3. The Tribunal did not deal with this item in detail but allowed the same in view of the Special Bombay Bench of the Tribunal having held it to be allowable. A copy of the order of the Special Bench in the case of J. H. and Co. is available in the paper book. Para. 28 of that order shows that the Special Bench had held the commission paid to parties who brought about the export sales allowable under Sub-clauses (i) and (ii) without regard to the fact as to where it was incurred.

4. In CIT v. Step well Industries Ltd. [1997] 228 ITR 171 (SC), their Lordships have held that merely because some activities took place outside India will not qualify the expenditure for the deduction mentioned in Section 35B. The onus is on the assessee to prove his entitlement to the weighted deduction allowable under Section 35B.

5. In our opinion the amount of commission paid in India, though on export sales would not qualify for weighted deduction under Sub-clause (i) or (ii) or (iii). Sub-clause (i) deals with development or publicity outside India which was not the activity undertaken by the parties obtaining the commission. Payment of commission on export sales does not also amount to obtaining information regarding markets outside India within the meaning of Sub-clause (ii).

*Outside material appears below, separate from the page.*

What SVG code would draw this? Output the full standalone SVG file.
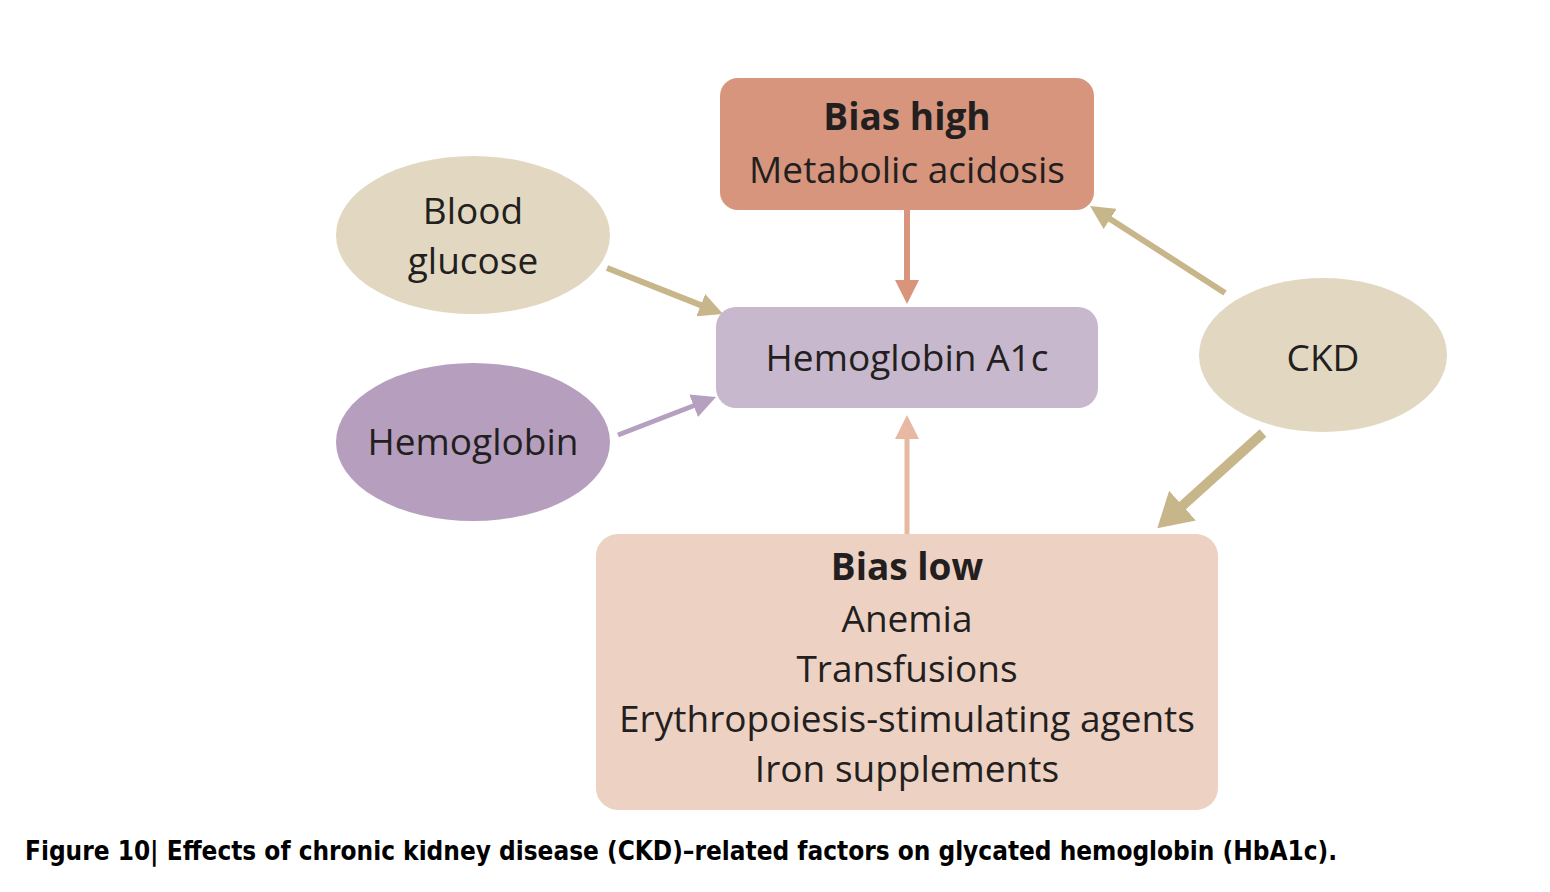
<svg xmlns="http://www.w3.org/2000/svg" width="1550" height="892" viewBox="0 0 1550 892">
<style>
.t{font-family:"Open Sans","Noto Sans",sans-serif;font-size:37px;fill:#231f20;text-anchor:middle}
.b{font-weight:bold}
.cap{font-family:"DejaVu Sans Condensed","Liberation Sans Narrow","Liberation Sans",sans-serif;font-size:27px;font-weight:bold;fill:#000}
.ln{fill:none;stroke-linecap:butt}
</style>
<defs>
<marker id="mTan" markerUnits="userSpaceOnUse" viewBox="0 0 24 24" markerWidth="24" markerHeight="24" refX="2" refY="12" orient="auto"><path d="M0,0L24,12L0,24z" fill="#c8b68b"/></marker>
<marker id="mTanBig" markerUnits="userSpaceOnUse" viewBox="0 0 34 40" markerWidth="34" markerHeight="40" refX="3" refY="20" orient="auto"><path d="M0,0L34,20L0,40z" fill="#c8b68b"/></marker>
<marker id="mPur" markerUnits="userSpaceOnUse" viewBox="0 0 24 24" markerWidth="24" markerHeight="24" refX="2" refY="12" orient="auto"><path d="M0,0L24,12L0,24z" fill="#b6a0c0"/></marker>
<marker id="mHigh" markerUnits="userSpaceOnUse" viewBox="0 0 24 24" markerWidth="24" markerHeight="24" refX="2" refY="12" orient="auto"><path d="M0,0L24,12L0,24z" fill="#d8957c"/></marker>
<marker id="mLow" markerUnits="userSpaceOnUse" viewBox="0 0 24 24" markerWidth="24" markerHeight="24" refX="2" refY="12" orient="auto"><path d="M0,0L24,12L0,24z" fill="#e8b8a2"/></marker>
</defs>
<rect width="1550" height="892" fill="#fff"/>
<g id="connectors">
<line class="ln" x1="607" y1="268" x2="702.6" y2="305.9" stroke="#c8b68b" stroke-width="6" marker-end="url(#mTan)"/>
<line class="ln" x1="618" y1="435" x2="695.5" y2="405" stroke="#b6a0c0" stroke-width="5" marker-end="url(#mPur)"/>
<line class="ln" x1="907" y1="210" x2="907" y2="282" stroke="#d8957c" stroke-width="6" marker-end="url(#mHigh)"/>
<line class="ln" x1="907" y1="534" x2="907" y2="437" stroke="#e8b8a2" stroke-width="5" marker-end="url(#mLow)"/>
<line class="ln" x1="1225" y1="293" x2="1108.5" y2="217.9" stroke="#c8b68b" stroke-width="6" marker-end="url(#mTan)"/>
<line class="ln" x1="1263" y1="433" x2="1180.3" y2="507.6" stroke="#c8b68b" stroke-width="10" marker-end="url(#mTanBig)"/>
</g>
<g id="bias-high">
<rect x="720" y="78" width="374" height="132" rx="18" fill="#d6957c"/>
<text class="t b" x="907" y="130">Bias high</text>
<text class="t" x="907" y="183">Metabolic acidosis</text>
</g>
<g id="hba1c">
<rect x="716" y="307" width="382" height="101" rx="20" fill="#c8b8cd"/>
<text class="t" x="907" y="371">Hemoglobin A1c</text>
</g>
<g id="bias-low">
<rect x="596" y="534" width="622" height="276" rx="22" fill="#edd2c4"/>
<text class="t b" x="907" y="580">Bias low</text>
<text class="t" x="907" y="632">Anemia</text>
<text class="t" x="907" y="682">Transfusions</text>
<text class="t" x="907" y="732">Erythropoiesis-stimulating agents</text>
<text class="t" x="907" y="782">Iron supplements</text>
</g>
<g id="blood-glucose">
<ellipse cx="473" cy="235" rx="137" ry="79" fill="#e2d8c1"/>
<text class="t" x="473" y="224">Blood</text>
<text class="t" x="473" y="274">glucose</text>
</g>
<g id="hemoglobin">
<ellipse cx="473" cy="442" rx="137" ry="79" fill="#b69fbe"/>
<text class="t" x="473" y="455">Hemoglobin</text>
</g>
<g id="ckd">
<ellipse cx="1323" cy="355" rx="124" ry="77" fill="#e2d8c1"/>
<text class="t" x="1323" y="371">CKD</text>
</g>
<text class="cap" x="25" y="860" textLength="1312" lengthAdjust="spacingAndGlyphs">Figure 10| Effects of chronic kidney disease (CKD)–related factors on glycated hemoglobin (HbA1c).</text>
</svg>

To attract the applicability of sub- Clause (ii) the expenditure must have been incurred outside India, which, admittedly, is not so in the case at hand.

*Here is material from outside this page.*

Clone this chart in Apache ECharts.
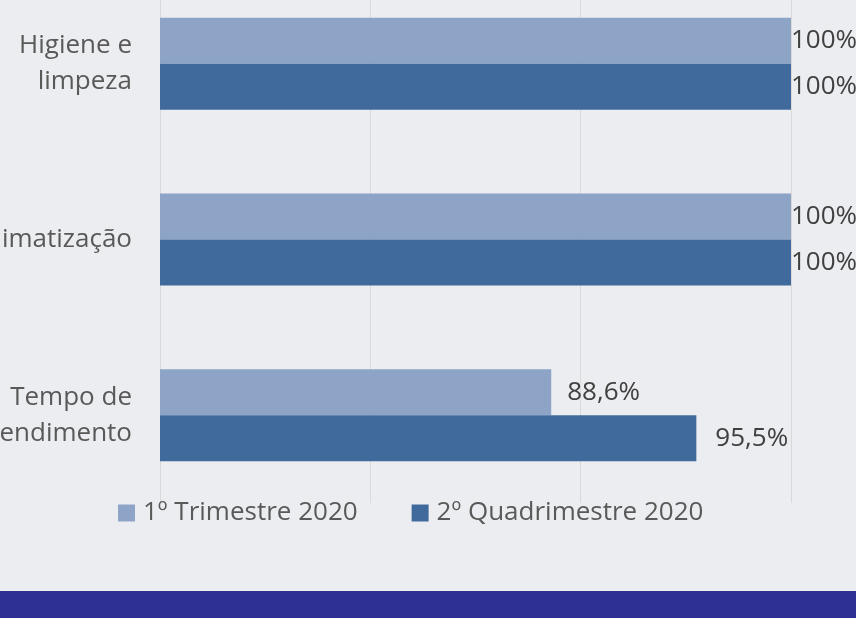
<!DOCTYPE html>
<html><head><meta charset="utf-8">
<script src="https://cdn.jsdelivr.net/npm/echarts@6/dist/echarts.min.js"></script>
<style>html,body{margin:0;padding:0;background:#ecedf0;}#c{width:856px;height:618px;}#band{position:absolute;left:0;top:591px;width:856px;height:27px;background:#2e3192;}</style>
</head><body><div id="c"></div><div id="band"></div>
<script>
var categories = ['Higiene e\nlimpeza', 'Climatização', 'Tempo de\natendimento'];
var seriesNames = ['1º Trimestre 2020', '2º Quadrimestre 2020'];
var trimestre = [100, 100, 88.6];
var quadrimestre = [100, 100, 95.5];
var xTicks = [70, 80, 90, 100];

function fmt(v){ return (v === 100 ? '100' : v.toFixed(1).replace('.', ',')) + '%'; }
function items(arr, dist){
  return arr.map(function(v){ return {value: v, label: {distance: v >= 100 ? 0 : dist}}; });
}
var chart = echarts.init(document.getElementById('c'));
var font = 'Open Sans';
chart.setOption({
  backgroundColor: '#ecedf0',
  animation: false,
  grid: {left: 160, right: 65, top: -24, height: 527, containLabel: false, outerBoundsMode: 'none'},
  xAxis: {type: 'value', min: xTicks[0], max: xTicks[xTicks.length-1], interval: 10,
    axisLabel: {show: false}, axisLine: {show: false}, axisTick: {show: false},
    splitLine: {lineStyle: {color: '#d9d9d9', width: 1}}},
  yAxis: {type: 'category', data: categories, inverse: true,
    axisLine: {show: false}, axisTick: {show: false},
    axisLabel: {margin: 28, fontFamily: font, fontSize: 26, color: '#595959', lineHeight: 36, align: 'right'}},
  legend: {top: 500, left: 118, padding: 0, itemWidth: 17, itemHeight: 17, itemGap: 54, icon: 'rect',
    textStyle: {fontFamily: font, fontSize: 26, lineHeight: 26, color: '#595959', padding: [0, 0, 0, 3]}, data: seriesNames},
  series: [
    {name: seriesNames[0], type: 'bar', data: items(trimestre, 16), barWidth: 46, barGap: '0%',
     itemStyle: {color: '#8ea4c7'},
     label: {show: true, position: 'right', fontFamily: font, fontSize: 26, color: '#404040', formatter: function(p){return fmt(p.value);}}},
    {name: seriesNames[1], type: 'bar', data: items(quadrimestre, 19), barWidth: 46, barGap: '0%',
     itemStyle: {color: '#416a9c'},
     label: {show: true, position: 'right', fontFamily: font, fontSize: 26, color: '#404040', formatter: function(p){return fmt(p.value);}}}
  ]
});
</script></body></html>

6. For the foregoing reasons, it is held that the commission of Rs. 10,390 was not entitled to weighted deduction under any of the sub-clauses of Clause (b) of Sub-section (1) of Section 35B.

Foreign telephone Rs. 2,302

7. 'Foreign telephones', the phrase as occurring in the question, means the expenditure on foreign telephone calls. There is nothing available on the record to hold that the expenditure was incurred 'wholly and exclusively' for any of the purposes set out in Clause (b) of Section 35B(1). The expenditure, therefore, was not allowable under Section 35B.

Salaries, rent, printing and stationery

8. The Tribunal has allowed 75 per cent, of the salaries, 50 per cent, of rent, and 50 per cent, of printing and stationery expenses as entitled to weighted deduction. The very fact that these expenses have not been allowed in their entirety goes to show that the expenses were not incurred 'wholly and exclusively' on any of the items referred to under Section 35B(1). So is the view taken in CIT v. Hero Cycles Pvt. Ltd. . These expenses were not, therefore, entitled to weighted deduction.

Insurance (E. C. G. C.) Rs. 774

9. This item of expenditure has been held not entitled to weighted deduction by the Supreme Court in the case of CIT v. Step well Industries Ltd. [1997] 228 ITR 171 ; so is the view taken by us in Indian Aluminium Cables v. CIT [1998] 232 ITR 192 (Delhi) (I. T. C. No. 75 of 1983 decided on March 5, 1998).

Sale promotion expenses Rs. 6,300

10. A perusal of the order of the Appellate Assistant Commissioner shows that these expenses were incurred on foreign customers. There is nothing available on record to show that these were expenses incurred 'wholly and exclusively' on any of the purposes set out in Clause (b) above said. The assessee was, therefore, not entitled to weighted deduction on this item too.

11. For the foregoing reasons, the question is answered in the negative, i.e., in favour of the Revenue and against the assessee.